Are you ready for the new kids on the block?
Defining generational habits and traits are often shaped by shared formative experiences and major life-changing events. Transformational occurrences like the Great Depression certainly impacted behaviours and needs of the Silent Generation, now aged 75+ years old, while the 9/11 terrorist attack impacted and imprinted millennial (25 to 41 years old) practices and perspectives. The current global health pandemic and societal lockdowns are no different.
While our pandemic experience has prompted change across the generations, it potentially stands to have the biggest long-term effect on activities and attitudes of Gen Z consumers, now aged 11 to 24 years old or those born between 1997 and 2008 (though that definition may vary slightly depending on who you ask). The cohort currently represents almost 20% of the Canadian population.
Gen Z priorities, particularly among the leading Gen Z adult segment (aged 19 to 24) are shaped by egalitarianism, diversity and a conscious code of ethics. Beliefs and perceptions of the younger Gen Z segment (aged 12 to 18) are currently being modelled in these turbulent times.
Gen Z food-shopping habits continue to show strong development at convenience and gas outlets. However, fewer immediate consumption trips and more online shopping options necessitates that stakeholders in the C&G channel update their understanding of the evolving needs and habits shaping Gen Z choices, especially if they want to remain relevant in the post-pandemic era.
Ipsos FIVE daily consumption tracking data reveals that a key element shaping eating and drinking choices is consideration for options that support the ‘social good’. Activating against the Gen Z need to support brands that address environmental concerns and ethical production criteria provides boundless opportunity across many core categories.
Priorities include, food safety, quality (non-GMO, organic), local products/ingredients, sustainable packaging, sustainability, fair trade and treatment of workers in the production process
Physical and mental well-being benefits
A rising share of Gen Z consumption occasions in the pandemic era are motivated by the need for something healthy and nutritious (+3%).
As the C&G channel continues to show lower development in meeting traditional health needs focused on nutrient intake (i.e. less calories, less sugar, more fresh fruits/vegetables, more protein content), the Gen Z holistic and expanding approach to defining what is healthy is a notable development.
The pandemic experience—characterized as a time of increased stress, anxiety and boredom—has further prompted Gen Z consumers to opt for healthy options that meet physical energy goals, while also seeking options that support emotional and mental well-being.
Adapting shelf set to add functional options that aid in relaxation and anxiety relief is a considerable opportunity.
Ipsos Foodservice Monitor continues to show strong development for Gen Z traffic at foodservice, even in the midst of pandemic-driven channel declines. Continued expansion of current offers or partnership growth will undoubtedly continue to attract Gen Z shoppers.

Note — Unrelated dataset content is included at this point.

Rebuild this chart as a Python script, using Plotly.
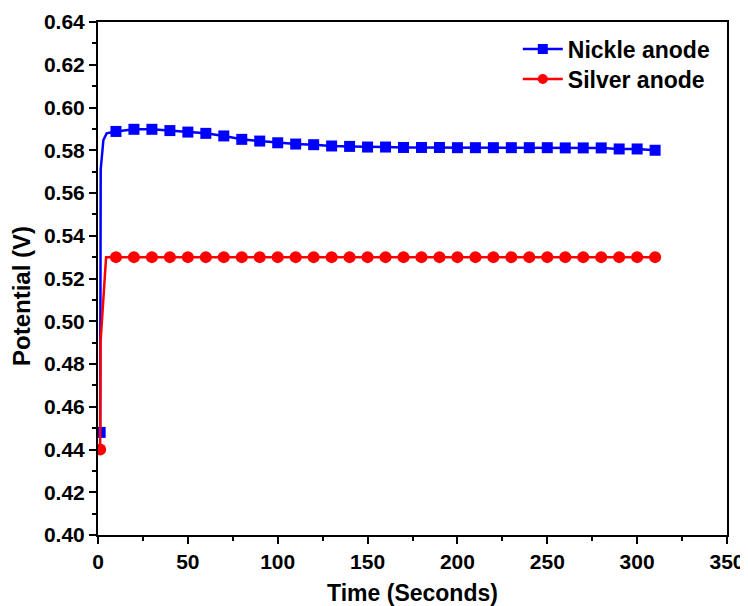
import plotly.graph_objects as go

# Nickle anode (blue) — start-up curve then 10 s samples
nickel_t_start = [1.2, 1.3, 1.5, 3, 4.8]
nickel_v_start = [0.448, 0.52, 0.571, 0.5848, 0.5879]
nickel_t = [10, 20, 30, 40, 50, 60, 70, 80, 90, 100, 110, 120, 130, 140, 150, 160,
            170, 180, 190, 200, 210, 220, 230, 240, 250, 260, 270, 280, 290, 300, 310]
nickel_v = [0.5888, 0.5898, 0.5898, 0.5892, 0.5885, 0.5879, 0.5867, 0.5851, 0.5843, 0.5835,
            0.5829, 0.5826, 0.5820, 0.5818, 0.5815, 0.5815, 0.5813, 0.5813, 0.5813, 0.5812,
            0.5812, 0.5812, 0.5812, 0.5812, 0.5812, 0.5811, 0.5811, 0.5811, 0.5806, 0.5806, 0.5800]

# Silver anode (red)
silver_t_start = [1.2, 1.4, 4.5]
silver_v_start = [0.44, 0.49, 0.53]
silver_t = nickel_t
silver_v = [0.53] * 31

FONT = "Liberation Sans, Arial, sans-serif"

fig = go.Figure()

def add_series(t_start, v_start, t, v, color, symbol, msize, name, legend):
    xs = t_start + t
    ys = v_start + v
    sizes = [msize] + [0] * (len(t_start) - 1) + [msize] * len(t)
    fig.add_trace(go.Scatter(
        x=xs, y=ys, mode="lines+markers", showlegend=False,
        line=dict(color=color, width=2.5),
        marker=dict(symbol=symbol, size=sizes, color=color, opacity=1, line=dict(width=0)),
    ))
    fig.add_trace(go.Scatter(
        x=[None], y=[None], mode="lines+markers", name=name, legend=legend,
        line=dict(color=color, width=2.5),
        marker=dict(symbol=symbol, size=10, color=color, opacity=1),
    ))

add_series(nickel_t_start, nickel_v_start, nickel_t, nickel_v, "#0000ff", "square", 11, "Nickle anode", "legend")
add_series(silver_t_start, silver_v_start, silver_t, silver_v, "#ff0000", "circle", 12, "Silver anode", "legend2")

axis_common = dict(
    showline=True, linecolor="black", linewidth=2, mirror=True,
    ticks="outside", ticklen=7, tickwidth=2, tickcolor="black",
    showgrid=False, zeroline=False, automargin=False,
    tickfont=dict(family=FONT, size=21, color="black", weight="bold"),
)

legend_common = dict(
    x=0.6674, xanchor="left", yanchor="middle",
    bgcolor="rgba(0,0,0,0)", borderwidth=0, itemwidth=40,
    font=dict(family=FONT, size=23, color="black", weight="bold"),
)

fig.update_layout(
    width=740, height=598,
    margin=dict(l=90, r=21, t=14, b=71),
    plot_bgcolor="white", paper_bgcolor="white",
    font=dict(family=FONT, color="black"),
    xaxis=dict(
        range=[0, 350], tickmode="linear", tick0=0, dtick=50,
        minor=dict(ticks="outside", ticklen=4, tickwidth=2, tickcolor="black", dtick=25),
        title=dict(text="Time (Seconds)", standoff=14,
                   font=dict(family=FONT, size=23, color="black", weight="bold")),
        **axis_common,
    ),
    yaxis=dict(
        range=[0.40, 0.64], tickmode="linear", tick0=0.40, dtick=0.02, tickformat=".2f",
        minor=dict(ticks="outside", ticklen=4, tickwidth=2, tickcolor="black", dtick=0.01),
        **axis_common,
    ),
    legend=dict(y=0.9474, **legend_common),
    legend2=dict(y=0.8889, **legend_common),
    annotations=[dict(
        text="Potential (V)", textangle=-90, showarrow=False,
        xref="paper", yref="paper", x=-0.1208, y=0.466, xanchor="center", yanchor="middle",
        font=dict(family=FONT, size=24, color="black", weight="bold"),
    )],
)

fig.write_html("out.html")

While homebound during the pandemic period, Gen Z meal preparers, most likely to dine alone, continue to look for easy solutions to aid with daily preparation rigors. Home habits have prompted more consumption of cereal, potato chips, vegetables, and chicken and rice, with fewer dining occasions that include, cheese, granola bars, sandwiches, potatoes and burgers.
Can C&G stakeholders develop a suite of solution-oriented meal options that could promote more fill-in and emergency trips? In addition to food type, consider pack size and type; format preferences like kits; and other easy preparation criteria as key to meeting needs.
Mobile, mobile, mobile
Surrounded by information, technology and interactive devices, Gen Z continues to demonstrate strong information gathering habits on mobile devices, with almost half of the segment reporting always or regularly researching food and beverages before deciding to buy.
In addition, there’s opportunity to digitize in-store experiences (think micro-markets) to connect with Gen Z shoppers.
As members of the Gen Z cohort continue to age, they will undoubtedly be a future force in the alcohol sector. The Ipsos ACT Canada daily consumption tracking shows that Gen Z adult drinking habits have not decreased due to the closure of restaurants and bars, but have moved home.
Gen Z adults are not drinking less, they are drinking differently, which provides considerable opportunity to develop relevant product mixes and pairing promotions to spur visits.
Overall, Gen Z is more pragmatic, practical and socially conscious than the predecessor generation. In turn, key players in the C&G sector will need to recognize that there are unique differences between Gen Z and their millennial counterparts. Rather than targeting them as one broad segment, craft offers to their unique needs and desires, particularly as the ‘new kids on the block’ shape up to be the next influential generation.